Изяслав объявил сбор земского ополчения – «повеле собирати вой от мала до велика, и бысть вой без числа». К киевскому войску присоединились сыновья Ярославичей – Владимир Мономах со смольнянами и Ярополк Изяславич с вышгородекой дружиной. В конце сентября объединенная рать подступила к Чернигову. Олега и Бориса уже не было в городе. По некоторым известиям, они уехали в Тмуторокань собирать новое войско[185]; однако представляется маловероятным, чтобы они успели обернуться туда-обратно так быстро. Скорее всего, они набирали новых воинов где-то поблизости или же скликали приведенных ранее половцев, рассыпавшихся «облавой» по южнорусским землям. Во всяком случае, черниговцы явно надеялись, что отсутствие Олега и Бориса не будет продолжительным, поскольку не открыли ворота Ярославичам и «затворишася во граде». Очевидно, в их мнении, права Олега Святославича на отчий стол выглядели предпочтительнее Всеволодовых. Войско Ярославичей пошло на приступ. Особо отличился Владимир Мономах, который, захватив восточные ворота Чернигова, ворвался в «окольный» (внешний) град и сжег его. Черниговцы отступили во внутренний «дьнешний град» (детинец). Дальнейшие осадные действия были прерваны известием о подходе Олега и Бориса с войском. Рано утром Ярославичи сняли осаду и двинулись навстречу племянникам. Между тем в стане последних царил раздор. Устрашенный численностью противника, Олег уговаривал Бориса вступить с дядьями в переговоры: «И рече Олег Борисови: «не ходим противу, не можем бо стати противу четырем киязем; но пошлем с мольбою ко стрыема[186] своима». Но Борис насмешливо отвечал на это: «Толико ты зри, а аз им противен всем» («Ты стой и только смотри, а я один пойду против всех»). По мнению летописца, Борис своей гордыней прогневал Бога («похвалився велми, а не ведый, яко гордым Бог противится») и поплатился за это. 3 октября дядья и племянники сошлись «у леса на ниве Нежатине[187] и сразившеся обои бишася крепко; и бысть им сеча зла». В упорном бою обе стороны потеряли по одному из своих предводителей. Первым пал Борис[188], а вслед за ним был убит и Изяслав: сражаясь в пешем полку, рядом с простыми ратниками («в пешцех»), он не заметил, как в разгар боя неприятельский всадник внезапно подскакал к нему сзади и нанес смертельный удар копьем «за плеча». Смерть старшего князя могла привести союзную рать в смятение. Но этого не случилось: сеча продолжилась, Олег был побежден и «в мале дружине» едва смог уйти в Тмуторокань.

 

Тело Изяслава погрузили в ладью и спустили вниз по Десне к Киеву. Весь город вышел встречать убитого князя. По обычаю, покойника переложили на сани и повезли на княжий двор. Духовенство сопровождало похоронную процессию с пением, но, говорит летописец, всеобщий плач и вой заглушал церковные распевы. Ярополк Изяславич шел за санями со своей дружиной, причитая со слезами: «Отче, отче мой! Не без печали пожил ты на сем свете, многи напасти приемь от людей и от братья своея, ныне же погибе не от брата, но за брата своего положи главу своя!» Изяслав был погребен в церкви Успения Пресвятой Богородицы (Десятинной), в мраморном гробу.
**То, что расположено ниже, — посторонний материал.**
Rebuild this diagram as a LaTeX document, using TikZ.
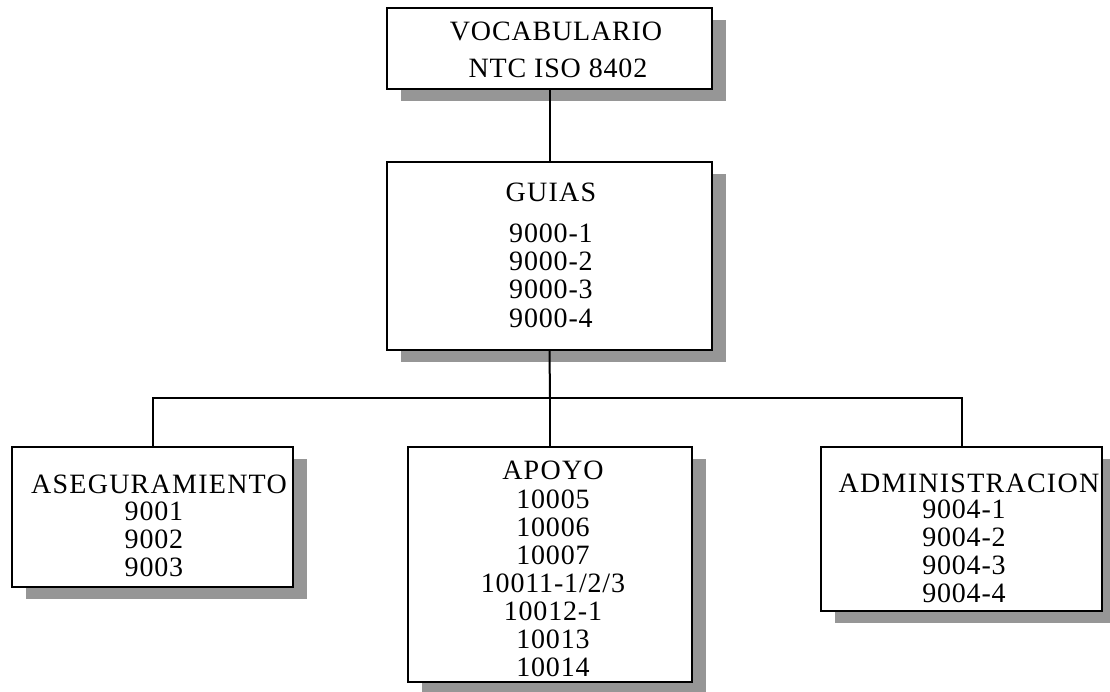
\documentclass[tikz,border=0pt]{standalone}
\usepackage{fontspec}
\setmainfont{Liberation Serif}[LetterSpace=3]
\newfontfamily\capsface{Liberation Serif}[LetterSpace=4.5]
\usetikzlibrary{shadows}
\definecolor{shade}{RGB}{150,150,150}
\tikzset{
  box/.style={draw=black, line width=2pt, fill=white, rectangle, inner sep=0pt,
    drop shadow={shadow xshift=14pt, shadow yshift=-12pt, fill=shade, opacity=1}},
  link/.style={line width=2pt, line cap=rect},
  txt/.style={anchor=base, inner sep=0pt, font=\fontsize{28}{28}\selectfont},
  head/.style={txt, font=\capsface\fontsize{28}{28}\selectfont},
}
\begin{document}
\begin{tikzpicture}[x=1pt,y=-1pt]
\useasboundingbox (0,0) rectangle (1110,692);

% boxes
\node[box, minimum width=325pt, minimum height=81pt]  (top)    at (549.5,48.5) {};
\node[box, minimum width=325pt, minimum height=188pt] (mid)    at (549.5,256)  {};
\node[box, minimum width=281pt, minimum height=140pt] (left)   at (152.5,517)  {};
\node[box, minimum width=284pt, minimum height=235pt] (center) at (550,564.5)  {};
\node[box, minimum width=281pt, minimum height=164pt] (right)  at (961.5,529)  {};

% connectors
\coordinate (hub) at (550,398);
\coordinate (busL) at (left.north |- hub);
\coordinate (busR) at (right.north |- hub);
\draw[link] (top.south) -- (mid.north);
\draw[link] (mid.south) -- (hub);
\draw[link] (left.north) -- (busL) -- (busR) -- (right.north);
\draw[link] (hub) -- (center.north);

% texts
\node[txt] (top-1) at (556,40.5) {VOCABULARIO};
\node[txt] (top-2) at (558,78) {NTC ISO 8402};

\node[head] (mid-0) at (551,202) {GUIAS};
\foreach \t [count=\i] in {9000-1,9000-2,9000-3,9000-4}
  \node[txt] (mid-\i) at (551,{243+28*(\i-1)}) {\t};

\node[head] (left-0) at (159,493) {ASEGURAMIENTO};
\foreach \t [count=\i] in {9001,9002,9003}
  \node[txt] (left-\i) at (154,{520.5+28*(\i-1)}) {\t};

\node[head] (center-0) at (553,479.5) {APOYO};
\foreach \t [count=\i] in {10005,10006,10007,10011-1/2/3,10012-1,10013,10014}
  \node[txt] (center-\i) at (553,{508+28*(\i-1)}) {\t};

\node[head] (right-0) at (969,492) {ADMINISTRACION};
\foreach \t [count=\i] in {9004-1,9004-2,9004-3,9004-4}
  \node[txt] (right-\i) at (964,{518.5+28*(\i-1)}) {\t};
\end{tikzpicture}
\end{document}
Обстоятельства гибели Изяслава поразили современников. Смерть великого князя в междоусобной сваре, отчасти им же и спровоцированной, была истолкована в духе евангельской заповеди: «Нет больше той любви, как если кто положит душу свою за друзей своих» (И н., 15: 13). Изяслав удостоился от летописца (из числа учеников преподобного Феодосия) необыкновенно теплого и умильного слова – настоящего отпущения грехов: «Бе же Изяслав муж взором красен, телом велик, незлобив нравом, кривды ненавидя, любя правду, клюк [хитростей] же в нем не бе, ни льсти, но прост умом [в смысле: прямодушная, непосредственная натура], не воздая зло за зло». То, что он не отверг в несчастье брата, «показав любовь велику, якоже апостол глаголаше: утешайте печалныя», перевесило все – и предательский захват Всеслава, и зверскую расправу над киевлянами в 1069 г., списанную на самоуправство Мстислава, и безоглядный торг независимостью Русской земли при германском и папском дворах: «По истинне, аще что сотворил есть во свете сем некое согрешение, отдасться ему, занеже положи главу свою по брате своем, не желая болшия власти, ни имения хотя болше, но за братню обиду… В любви бо все совершается: любве ради сниде Бог на землю и распятся за ны грешныя, взем грехы наша… любве ради мученицы пролиаша кровь свою; любве ради и сий князь пролия кровь свою за брата своего, совершая заповедь Господню».

Глава 8
Княжение Всеволода

I

Пятидесятилетний Всеволод выполнил предсмертную просьбу своего отца: занял киевский стол не «насилием», а «правдою», дождавшись своей очереди по родовому счету. Долгие годы он терпеливо пребывал на вторых и третьих ролях, за спиной старших братьев, неизменно держа сторону сильнейшего. И вот, после гибели Изяслава в битве на Нежатиной ниве, Всеволод наконец «седе Кыеве на столе отца своего и брата своего, приим власть [волость, землю] русьскую всю».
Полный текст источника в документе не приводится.